=== MATERIAL ===

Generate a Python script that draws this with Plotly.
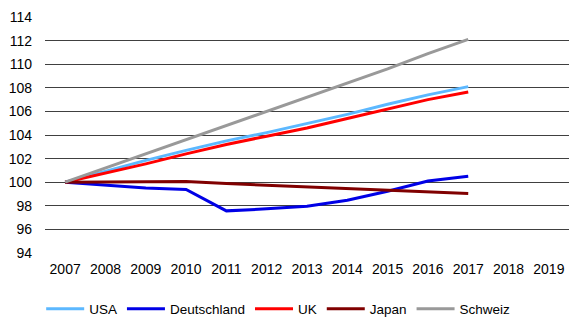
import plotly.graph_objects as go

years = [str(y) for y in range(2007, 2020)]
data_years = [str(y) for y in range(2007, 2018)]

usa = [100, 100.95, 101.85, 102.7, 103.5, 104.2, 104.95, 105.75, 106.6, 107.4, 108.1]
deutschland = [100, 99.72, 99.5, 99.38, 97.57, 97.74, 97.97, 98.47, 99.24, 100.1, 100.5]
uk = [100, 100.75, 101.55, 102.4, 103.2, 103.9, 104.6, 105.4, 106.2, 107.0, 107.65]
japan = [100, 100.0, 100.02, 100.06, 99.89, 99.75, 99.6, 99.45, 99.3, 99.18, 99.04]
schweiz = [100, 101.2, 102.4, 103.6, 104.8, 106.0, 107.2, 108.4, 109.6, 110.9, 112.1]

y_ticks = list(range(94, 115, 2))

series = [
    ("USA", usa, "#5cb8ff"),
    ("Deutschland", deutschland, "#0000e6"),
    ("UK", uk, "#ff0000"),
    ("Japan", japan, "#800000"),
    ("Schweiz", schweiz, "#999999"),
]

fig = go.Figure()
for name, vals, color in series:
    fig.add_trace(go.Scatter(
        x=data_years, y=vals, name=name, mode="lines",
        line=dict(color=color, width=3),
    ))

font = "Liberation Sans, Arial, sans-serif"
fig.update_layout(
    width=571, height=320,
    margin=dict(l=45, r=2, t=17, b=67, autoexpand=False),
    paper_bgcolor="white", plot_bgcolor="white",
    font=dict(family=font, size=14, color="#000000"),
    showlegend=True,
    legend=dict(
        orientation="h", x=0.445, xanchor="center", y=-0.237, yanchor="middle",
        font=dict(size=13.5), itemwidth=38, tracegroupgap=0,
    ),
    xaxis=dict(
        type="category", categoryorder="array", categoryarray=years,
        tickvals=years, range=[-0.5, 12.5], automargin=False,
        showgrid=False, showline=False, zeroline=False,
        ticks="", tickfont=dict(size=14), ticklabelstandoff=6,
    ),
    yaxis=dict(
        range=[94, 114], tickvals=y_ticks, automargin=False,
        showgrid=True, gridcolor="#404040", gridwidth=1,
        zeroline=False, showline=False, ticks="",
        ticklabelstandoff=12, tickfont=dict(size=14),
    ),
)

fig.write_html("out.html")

===

Write out every line above exactly as it is, leaving out the pictures.

Generate a Python script that draws this with Plotly.
import plotly.graph_objects as go

years = [str(y) for y in range(2007, 2020)]
data_years = [str(y) for y in range(2007, 2018)]

usa = [100, 100.95, 101.85, 102.7, 103.5, 104.2, 104.95, 105.75, 106.6, 107.4, 108.1]
deutschland = [100, 99.72, 99.5, 99.38, 97.57, 97.74, 97.97, 98.47, 99.24, 100.1, 100.5]
uk = [100, 100.75, 101.55, 102.4, 103.2, 103.9, 104.6, 105.4, 106.2, 107.0, 107.65]
japan = [100, 100.0, 100.02, 100.06, 99.89, 99.75, 99.6, 99.45, 99.3, 99.18, 99.04]
schweiz = [100, 101.2, 102.4, 103.6, 104.8, 106.0, 107.2, 108.4, 109.6, 110.9, 112.1]

y_ticks = list(range(94, 115, 2))

series = [
    ("USA", usa, "#5cb8ff"),
    ("Deutschland", deutschland, "#0000e6"),
    ("UK", uk, "#ff0000"),
    ("Japan", japan, "#800000"),
    ("Schweiz", schweiz, "#999999"),
]

fig = go.Figure()
for name, vals, color in series:
    fig.add_trace(go.Scatter(
        x=data_years, y=vals, name=name, mode="lines",
        line=dict(color=color, width=3),
    ))

font = "Liberation Sans, Arial, sans-serif"
fig.update_layout(
    width=571, height=320,
    margin=dict(l=45, r=2, t=17, b=67, autoexpand=False),
    paper_bgcolor="white", plot_bgcolor="white",
    font=dict(family=font, size=14, color="#000000"),
    showlegend=True,
    legend=dict(
        orientation="h", x=0.445, xanchor="center", y=-0.237, yanchor="middle",
        font=dict(size=13.5), itemwidth=38, tracegroupgap=0,
    ),
    xaxis=dict(
        type="category", categoryorder="array", categoryarray=years,
        tickvals=years, range=[-0.5, 12.5], automargin=False,
        showgrid=False, showline=False, zeroline=False,
        ticks="", tickfont=dict(size=14), ticklabelstandoff=6,
    ),
    yaxis=dict(
        range=[94, 114], tickvals=y_ticks, automargin=False,
        showgrid=True, gridcolor="#404040", gridwidth=1,
        zeroline=False, showline=False, ticks="",
        ticklabelstandoff=12, tickfont=dict(size=14),
    ),
)

fig.write_html("out.html")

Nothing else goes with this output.